Transcribe only part of the material below: the lines from the one containing "The picture is" through the one containing "var barPx = bandPx * (1 - bargap) / 2;", inclusive, exactly as written.

..........

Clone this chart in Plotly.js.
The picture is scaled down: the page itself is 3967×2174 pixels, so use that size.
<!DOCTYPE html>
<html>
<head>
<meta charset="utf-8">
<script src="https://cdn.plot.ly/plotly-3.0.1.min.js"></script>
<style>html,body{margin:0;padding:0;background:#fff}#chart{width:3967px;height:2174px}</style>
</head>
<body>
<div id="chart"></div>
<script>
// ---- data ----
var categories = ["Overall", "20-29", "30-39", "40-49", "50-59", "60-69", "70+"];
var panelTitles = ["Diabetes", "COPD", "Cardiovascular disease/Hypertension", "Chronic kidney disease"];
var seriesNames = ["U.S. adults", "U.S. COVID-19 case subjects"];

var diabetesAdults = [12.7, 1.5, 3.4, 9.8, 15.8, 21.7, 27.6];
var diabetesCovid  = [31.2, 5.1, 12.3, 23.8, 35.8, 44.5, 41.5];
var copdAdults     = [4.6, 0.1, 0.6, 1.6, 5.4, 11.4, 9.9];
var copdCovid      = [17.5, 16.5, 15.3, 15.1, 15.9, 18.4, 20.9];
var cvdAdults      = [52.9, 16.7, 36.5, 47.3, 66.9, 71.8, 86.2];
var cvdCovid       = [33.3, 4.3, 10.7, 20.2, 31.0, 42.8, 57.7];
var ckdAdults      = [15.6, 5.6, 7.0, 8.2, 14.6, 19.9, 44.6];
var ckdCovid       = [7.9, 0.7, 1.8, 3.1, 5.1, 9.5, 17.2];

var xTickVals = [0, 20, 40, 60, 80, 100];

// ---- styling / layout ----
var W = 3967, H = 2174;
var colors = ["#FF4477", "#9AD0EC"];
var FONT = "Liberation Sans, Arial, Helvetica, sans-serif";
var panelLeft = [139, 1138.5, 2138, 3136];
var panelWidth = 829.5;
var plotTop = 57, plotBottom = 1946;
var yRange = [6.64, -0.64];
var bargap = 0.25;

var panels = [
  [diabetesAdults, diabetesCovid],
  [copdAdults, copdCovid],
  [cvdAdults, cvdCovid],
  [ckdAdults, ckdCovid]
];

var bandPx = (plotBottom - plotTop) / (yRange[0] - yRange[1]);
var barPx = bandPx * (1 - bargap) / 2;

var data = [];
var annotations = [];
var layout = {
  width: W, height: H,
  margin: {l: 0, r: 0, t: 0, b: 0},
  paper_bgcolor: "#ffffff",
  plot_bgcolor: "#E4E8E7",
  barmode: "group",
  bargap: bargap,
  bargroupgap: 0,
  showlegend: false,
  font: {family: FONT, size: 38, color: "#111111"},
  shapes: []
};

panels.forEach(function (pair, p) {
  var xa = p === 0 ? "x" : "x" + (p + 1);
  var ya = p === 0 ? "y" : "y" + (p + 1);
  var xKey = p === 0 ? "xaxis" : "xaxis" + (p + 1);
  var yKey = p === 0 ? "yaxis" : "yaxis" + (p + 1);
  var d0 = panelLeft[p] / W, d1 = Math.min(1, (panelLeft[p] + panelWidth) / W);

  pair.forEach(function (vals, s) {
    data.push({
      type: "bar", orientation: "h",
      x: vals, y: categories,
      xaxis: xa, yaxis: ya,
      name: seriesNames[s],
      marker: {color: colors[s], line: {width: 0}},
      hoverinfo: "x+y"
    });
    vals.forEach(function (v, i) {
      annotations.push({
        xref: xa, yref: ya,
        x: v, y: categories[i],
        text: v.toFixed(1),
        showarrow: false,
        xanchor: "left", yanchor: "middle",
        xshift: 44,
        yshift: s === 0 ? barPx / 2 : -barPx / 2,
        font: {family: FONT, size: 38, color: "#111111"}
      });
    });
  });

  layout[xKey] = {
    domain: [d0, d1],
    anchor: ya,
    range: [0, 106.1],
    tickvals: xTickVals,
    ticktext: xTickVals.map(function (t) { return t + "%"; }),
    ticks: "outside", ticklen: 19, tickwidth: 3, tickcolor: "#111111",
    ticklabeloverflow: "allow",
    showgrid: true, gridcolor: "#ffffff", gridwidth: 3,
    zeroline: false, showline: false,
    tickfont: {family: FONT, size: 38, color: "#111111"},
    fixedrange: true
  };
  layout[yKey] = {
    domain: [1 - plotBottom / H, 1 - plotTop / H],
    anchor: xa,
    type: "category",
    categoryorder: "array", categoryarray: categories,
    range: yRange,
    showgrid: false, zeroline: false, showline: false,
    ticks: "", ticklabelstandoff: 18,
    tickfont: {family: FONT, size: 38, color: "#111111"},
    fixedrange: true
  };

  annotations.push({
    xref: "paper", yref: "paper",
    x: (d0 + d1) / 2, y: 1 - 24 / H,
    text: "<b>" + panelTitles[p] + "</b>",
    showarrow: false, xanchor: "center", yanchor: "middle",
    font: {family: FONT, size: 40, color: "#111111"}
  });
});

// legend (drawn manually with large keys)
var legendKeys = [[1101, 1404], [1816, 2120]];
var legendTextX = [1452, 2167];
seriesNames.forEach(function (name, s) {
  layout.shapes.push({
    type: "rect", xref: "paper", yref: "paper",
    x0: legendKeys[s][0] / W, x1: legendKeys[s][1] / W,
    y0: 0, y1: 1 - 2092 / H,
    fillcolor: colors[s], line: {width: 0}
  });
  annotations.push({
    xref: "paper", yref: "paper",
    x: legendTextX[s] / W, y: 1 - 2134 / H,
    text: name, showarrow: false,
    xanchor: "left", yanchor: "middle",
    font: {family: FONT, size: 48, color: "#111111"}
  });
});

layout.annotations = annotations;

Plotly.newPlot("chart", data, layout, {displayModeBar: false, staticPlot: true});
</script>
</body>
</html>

..........

▶ **Solution to the problem**:
The picture is scaled down: the page itself is 3967×2174 pixels, so use that size.
<!DOCTYPE html>
<html>
<head>
<meta charset="utf-8">
<script src="https://cdn.plot.ly/plotly-3.0.1.min.js"></script>
<style>html,body{margin:0;padding:0;background:#fff}#chart{width:3967px;height:2174px}</style>
</head>
<body>
<div id="chart"></div>
<script>
// ---- data ----
var categories = ["Overall", "20-29", "30-39", "40-49", "50-59", "60-69", "70+"];
var panelTitles = ["Diabetes", "COPD", "Cardiovascular disease/Hypertension", "Chronic kidney disease"];
var seriesNames = ["U.S. adults", "U.S. COVID-19 case subjects"];

var diabetesAdults = [12.7, 1.5, 3.4, 9.8, 15.8, 21.7, 27.6];
var diabetesCovid  = [31.2, 5.1, 12.3, 23.8, 35.8, 44.5, 41.5];
var copdAdults     = [4.6, 0.1, 0.6, 1.6, 5.4, 11.4, 9.9];
var copdCovid      = [17.5, 16.5, 15.3, 15.1, 15.9, 18.4, 20.9];
var cvdAdults      = [52.9, 16.7, 36.5, 47.3, 66.9, 71.8, 86.2];
var cvdCovid       = [33.3, 4.3, 10.7, 20.2, 31.0, 42.8, 57.7];
var ckdAdults      = [15.6, 5.6, 7.0, 8.2, 14.6, 19.9, 44.6];
var ckdCovid       = [7.9, 0.7, 1.8, 3.1, 5.1, 9.5, 17.2];

var xTickVals = [0, 20, 40, 60, 80, 100];

// ---- styling / layout ----
var W = 3967, H = 2174;
var colors = ["#FF4477", "#9AD0EC"];
var FONT = "Liberation Sans, Arial, Helvetica, sans-serif";
var panelLeft = [139, 1138.5, 2138, 3136];
var panelWidth = 829.5;
var plotTop = 57, plotBottom = 1946;
var yRange = [6.64, -0.64];
var bargap = 0.25;

var panels = [
  [diabetesAdults, diabetesCovid],
  [copdAdults, copdCovid],
  [cvdAdults, cvdCovid],
  [ckdAdults, ckdCovid]
];

var bandPx = (plotBottom - plotTop) / (yRange[0] - yRange[1]);
var barPx = bandPx * (1 - bargap) / 2;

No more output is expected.